Scammers target victims year-round but often hit hardest when people are vulnerable. So, we’ve seen an increase in phishing scams, in addition to phone scams targeting our customers. Be aware of scammers, threatening disconnection of service and asking for immediate payment over the phone. Duke Energy never asks for personal information over the phone or demands payment using money orders or gift cards. And remember, Duke Energy has stopped service disconnections for unpaid bills.
We are already evaluating the best way to transition back into our more traditional workplace, but also evaluate what we’ve learned. We do measure, for example, our customer care center call response performance. There have been some areas such as the call center, that have stood out as doing extraordinarily well during these challenging times. We have a lot to evaluate and consider as we move forward. Each situation may be different and require a different response in the future.
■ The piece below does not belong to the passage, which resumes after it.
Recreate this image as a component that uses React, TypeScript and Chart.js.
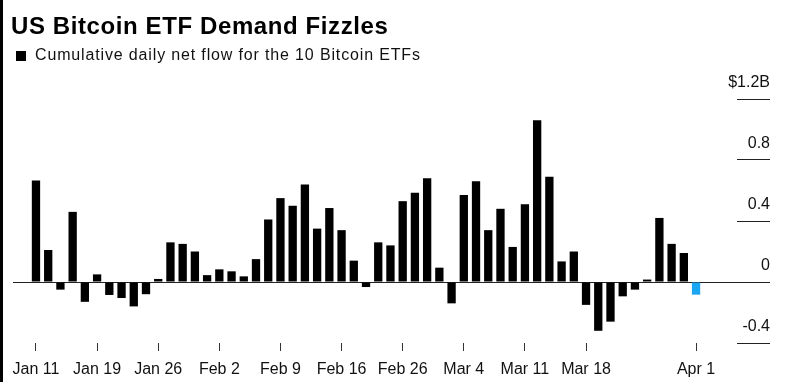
import React, { useEffect, useRef } from 'react';
import { Chart, registerables } from 'chart.js';

Chart.register(...registerables);

// Trading days shown on the chart
const dates: string[] = [
  'Jan 11', 'Jan 12', 'Jan 16', 'Jan 17', 'Jan 18', 'Jan 19', 'Jan 22', 'Jan 23', 'Jan 24', 'Jan 25',
  'Jan 26', 'Jan 29', 'Jan 30', 'Jan 31', 'Feb 1', 'Feb 2', 'Feb 5', 'Feb 6', 'Feb 7', 'Feb 8',
  'Feb 9', 'Feb 12', 'Feb 13', 'Feb 14', 'Feb 15', 'Feb 16', 'Feb 20', 'Feb 21', 'Feb 22', 'Feb 23',
  'Feb 26', 'Feb 27', 'Feb 28', 'Feb 29', 'Mar 1', 'Mar 4', 'Mar 5', 'Mar 6', 'Mar 7', 'Mar 8',
  'Mar 11', 'Mar 12', 'Mar 13', 'Mar 14', 'Mar 15', 'Mar 18', 'Mar 19', 'Mar 20', 'Mar 21', 'Mar 22',
  'Mar 25', 'Mar 26', 'Mar 27', 'Mar 28', 'Apr 1',
];

// Cumulative daily net flow, $ billions
const netFlow: number[] = [
  0.665, 0.21, -0.05, 0.46, -0.13, 0.05, -0.085, -0.105, -0.16, -0.08,
  0.02, 0.26, 0.25, 0.2, 0.045, 0.083, 0.07, 0.037, 0.15, 0.41,
  0.55, 0.5, 0.64, 0.35, 0.485, 0.34, 0.14, -0.033, 0.26, 0.24,
  0.53, 0.585, 0.68, 0.094, -0.14, 0.57, 0.66, 0.34, 0.48, 0.23,
  0.51, 1.06, 0.69, 0.135, 0.2, -0.15, -0.32, -0.26, -0.094, -0.05,
  0.016, 0.42, 0.25, 0.19, -0.083,
];

const highlightDate = 'Apr 1';
const xTickLabels: string[] = ['Jan 11', 'Jan 19', 'Jan 26', 'Feb 2', 'Feb 9', 'Feb 16', 'Feb 26', 'Mar 4', 'Mar 11', 'Mar 18', 'Apr 1'];
const yTickValues: number[] = [-0.4, 0, 0.4, 0.8, 1.2];
const yTickLabels: string[] = ['-0.4', '0', '0.4', '0.8', '$1.2B'];

const title = 'US Bitcoin ETF Demand Fizzles';
const subtitle = 'Cumulative daily net flow for the 10 Bitcoin ETFs';

const BAR_COLOR = '#000000';
const HIGHLIGHT_COLOR = '#1ba6f2';
const FONT = '"Liberation Sans", Arial, Helvetica, sans-serif';

export default function App() {
  const canvasRef = useRef<HTMLCanvasElement | null>(null);

  useEffect(() => {
    const canvas = canvasRef.current;
    if (!canvas) return;
    Chart.defaults.font.family = FONT;

    const chart = new Chart(canvas, {
      type: 'bar',
      data: {
        datasets: [
          {
            data: dates.map((d, i) => ({ x: i, y: netFlow[i] })),
            backgroundColor: dates.map((d) => (d === highlightDate ? HIGHLIGHT_COLOR : BAR_COLOR)),
            borderWidth: 0,
            barPercentage: 0.85,
            categoryPercentage: 0.8,
          },
        ],
      },
      options: {
        responsive: false,
        animation: false,
        events: [],
        layout: { padding: { left: 13, top: 99, right: 19, bottom: 0 } },
        plugins: { legend: { display: false }, tooltip: { enabled: false }, title: { display: false } },
        scales: {
          x: {
            type: 'linear',
            position: 'bottom',
            min: -1.88,
            max: 57.35,
            offset: false,
            afterBuildTicks: (axis: any) => {
              axis.ticks = xTickLabels.map((l) => ({ value: dates.indexOf(l) }));
            },
            afterFit: (axis: any) => {
              axis.height = 39;
            },
            grid: {
              display: true,
              offset: false,
              drawOnChartArea: false,
              drawTicks: true,
              tickLength: 8,
              tickColor: '#333',
              tickWidth: 1,
            },
            border: { display: false },
            ticks: {
              autoSkip: false,
              maxRotation: 0,
              padding: 9,
              color: '#111',
              font: { size: 16 },
              callback: (v: any) => dates[Math.round(Number(v))] ?? '',
            },
          },
          y: {
            position: 'right',
            min: -0.4,
            max: 1.2,
            afterBuildTicks: (axis: any) => {
              axis.ticks = yTickValues.map((v) => ({ value: v }));
            },
            afterFit: (axis: any) => {
              axis.width = 33;
              axis.paddingTop = 0;
              axis.paddingBottom = 0;
            },
            grid: {
              color: (c: any) => (c.tick && c.tick.value === 0 ? '#222' : 'rgba(0,0,0,0)'),
              tickColor: '#222',
              tickLength: 33,
              drawTicks: true,
              lineWidth: 1,
            },
            border: { display: false },
            ticks: {
              mirror: true,
              padding: 33,
              labelOffset: -16,
              color: '#111',
              font: { size: 16 },
              callback: (v: any) => {
                const idx = yTickValues.indexOf(Number(v));
                return idx >= 0 ? yTickLabels[idx] : '';
              },
            },
          },
        },
      } as any,
    });
    return () => chart.destroy();
  }, []);

  return (
    <div
      style={{
        position: 'absolute',
        left: 0,
        top: 0,
        width: 789,
        height: 382,
        background: '#fff',
        overflow: 'hidden',
        fontFamily: FONT,
        color: '#000',
      }}
    >
      <canvas ref={canvasRef} width={789} height={382} style={{ position: 'absolute', left: 0, top: 0 }} />
      <div style={{ position: 'absolute', left: 0, top: 0, width: 3, height: 382, background: '#000' }} />
      <div
        style={{
          position: 'absolute',
          left: 11,
          top: 14,
          fontSize: 24,
          lineHeight: '24px',
          fontWeight: 700,
          letterSpacing: 0.6,
          whiteSpace: 'nowrap',
        }}
      >
        {title}
      </div>
      <div style={{ position: 'absolute', left: 16, top: 51, width: 10, height: 10, background: '#000' }} />
      <div
        style={{
          position: 'absolute',
          left: 35,
          top: 47,
          fontSize: 16,
          lineHeight: '16px',
          letterSpacing: 0.85,
          whiteSpace: 'nowrap',
          color: '#111',
        }}
      >
        {subtitle}
      </div>
    </div>
  );
}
There will be great lessons learned, both to replicate and improve, that we’ll take away from this response.
How do you see the Florida region emerging from this pandemic?
I am on the Florida Governor’s Re-Open Florida Task Force Industry Working Group Related to Administrative, Education, Information & Technology, Manufacturing, Mining, Utilities and Wholesale. We are working closely with the Governor’s Office to consider the best ways to reopen Florida and its businesses. The task force is focusing on short-, medium- and long-term plans. There are multiple groups made up of local and state elected members, as well as business representatives working on a plan. Our goal is to determine how this will be accomplished with the health and safety of Floridians as the priority.